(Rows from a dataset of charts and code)
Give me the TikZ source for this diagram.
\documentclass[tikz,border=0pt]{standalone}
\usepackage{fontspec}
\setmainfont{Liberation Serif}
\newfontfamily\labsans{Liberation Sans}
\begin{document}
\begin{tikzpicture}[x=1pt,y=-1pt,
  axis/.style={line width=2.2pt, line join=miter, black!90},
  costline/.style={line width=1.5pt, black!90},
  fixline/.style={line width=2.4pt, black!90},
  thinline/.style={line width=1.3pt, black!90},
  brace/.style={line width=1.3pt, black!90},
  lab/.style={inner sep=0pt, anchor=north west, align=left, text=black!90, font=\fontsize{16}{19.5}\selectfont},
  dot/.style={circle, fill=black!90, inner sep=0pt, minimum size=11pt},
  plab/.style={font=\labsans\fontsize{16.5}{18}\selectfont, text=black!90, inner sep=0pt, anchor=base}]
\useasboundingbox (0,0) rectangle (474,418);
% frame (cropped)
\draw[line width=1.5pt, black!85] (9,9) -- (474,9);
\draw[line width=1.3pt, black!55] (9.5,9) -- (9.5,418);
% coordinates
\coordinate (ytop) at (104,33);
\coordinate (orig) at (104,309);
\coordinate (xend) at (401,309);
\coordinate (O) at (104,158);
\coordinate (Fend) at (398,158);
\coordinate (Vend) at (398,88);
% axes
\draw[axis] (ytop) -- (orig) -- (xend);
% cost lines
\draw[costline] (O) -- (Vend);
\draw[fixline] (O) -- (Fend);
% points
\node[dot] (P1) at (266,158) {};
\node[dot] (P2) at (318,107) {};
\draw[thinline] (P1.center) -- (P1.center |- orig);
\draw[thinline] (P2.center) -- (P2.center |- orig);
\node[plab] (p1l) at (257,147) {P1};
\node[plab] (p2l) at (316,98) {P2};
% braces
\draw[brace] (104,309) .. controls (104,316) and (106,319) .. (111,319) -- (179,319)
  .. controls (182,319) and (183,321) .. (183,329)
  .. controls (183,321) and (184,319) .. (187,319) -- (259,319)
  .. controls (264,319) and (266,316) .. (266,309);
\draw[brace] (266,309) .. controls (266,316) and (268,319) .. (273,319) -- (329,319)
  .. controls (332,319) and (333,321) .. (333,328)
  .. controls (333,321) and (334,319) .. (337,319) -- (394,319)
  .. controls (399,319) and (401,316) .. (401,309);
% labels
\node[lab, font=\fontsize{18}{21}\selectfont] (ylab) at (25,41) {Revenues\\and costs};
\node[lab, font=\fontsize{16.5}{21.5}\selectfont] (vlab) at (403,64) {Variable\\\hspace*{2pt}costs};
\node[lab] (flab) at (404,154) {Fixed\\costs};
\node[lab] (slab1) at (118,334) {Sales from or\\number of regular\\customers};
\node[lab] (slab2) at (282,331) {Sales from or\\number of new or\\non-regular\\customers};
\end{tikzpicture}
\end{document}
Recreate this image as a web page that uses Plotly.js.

▶ **What the task requires**
Exact copies of all the records are required.

▶ **The reply**
Give me the TikZ source for this diagram.
\documentclass[tikz,border=0pt]{standalone}
\usepackage{fontspec}
\setmainfont{Liberation Serif}
\newfontfamily\labsans{Liberation Sans}
\begin{document}
\begin{tikzpicture}[x=1pt,y=-1pt,
  axis/.style={line width=2.2pt, line join=miter, black!90},
  costline/.style={line width=1.5pt, black!90},
  fixline/.style={line width=2.4pt, black!90},
  thinline/.style={line width=1.3pt, black!90},
  brace/.style={line width=1.3pt, black!90},
  lab/.style={inner sep=0pt, anchor=north west, align=left, text=black!90, font=\fontsize{16}{19.5}\selectfont},
  dot/.style={circle, fill=black!90, inner sep=0pt, minimum size=11pt},
  plab/.style={font=\labsans\fontsize{16.5}{18}\selectfont, text=black!90, inner sep=0pt, anchor=base}]
\useasboundingbox (0,0) rectangle (474,418);
% frame (cropped)
\draw[line width=1.5pt, black!85] (9,9) -- (474,9);
\draw[line width=1.3pt, black!55] (9.5,9) -- (9.5,418);
% coordinates
\coordinate (ytop) at (104,33);
\coordinate (orig) at (104,309);
\coordinate (xend) at (401,309);
\coordinate (O) at (104,158);
\coordinate (Fend) at (398,158);
\coordinate (Vend) at (398,88);
% axes
\draw[axis] (ytop) -- (orig) -- (xend);
% cost lines
\draw[costline] (O) -- (Vend);
\draw[fixline] (O) -- (Fend);
% points
\node[dot] (P1) at (266,158) {};
\node[dot] (P2) at (318,107) {};
\draw[thinline] (P1.center) -- (P1.center |- orig);
\draw[thinline] (P2.center) -- (P2.center |- orig);
\node[plab] (p1l) at (257,147) {P1};
\node[plab] (p2l) at (316,98) {P2};
% braces
\draw[brace] (104,309) .. controls (104,316) and (106,319) .. (111,319) -- (179,319)
  .. controls (182,319) and (183,321) .. (183,329)
  .. controls (183,321) and (184,319) .. (187,319) -- (259,319)
  .. controls (264,319) and (266,316) .. (266,309);
\draw[brace] (266,309) .. controls (266,316) and (268,319) .. (273,319) -- (329,319)
  .. controls (332,319) and (333,321) .. (333,328)
  .. controls (333,321) and (334,319) .. (337,319) -- (394,319)
  .. controls (399,319) and (401,316) .. (401,309);
% labels
\node[lab, font=\fontsize{18}{21}\selectfont] (ylab) at (25,41) {Revenues\\and costs};
\node[lab, font=\fontsize{16.5}{21.5}\selectfont] (vlab) at (403,64) {Variable\\\hspace*{2pt}costs};
\node[lab] (flab) at (404,154) {Fixed\\costs};
\node[lab] (slab1) at (118,334) {Sales from or\\number of regular\\customers};
\node[lab] (slab2) at (282,331) {Sales from or\\number of new or\\non-regular\\customers};
\end{tikzpicture}
\end{document}
Recreate this image as a web page that uses Plotly.js.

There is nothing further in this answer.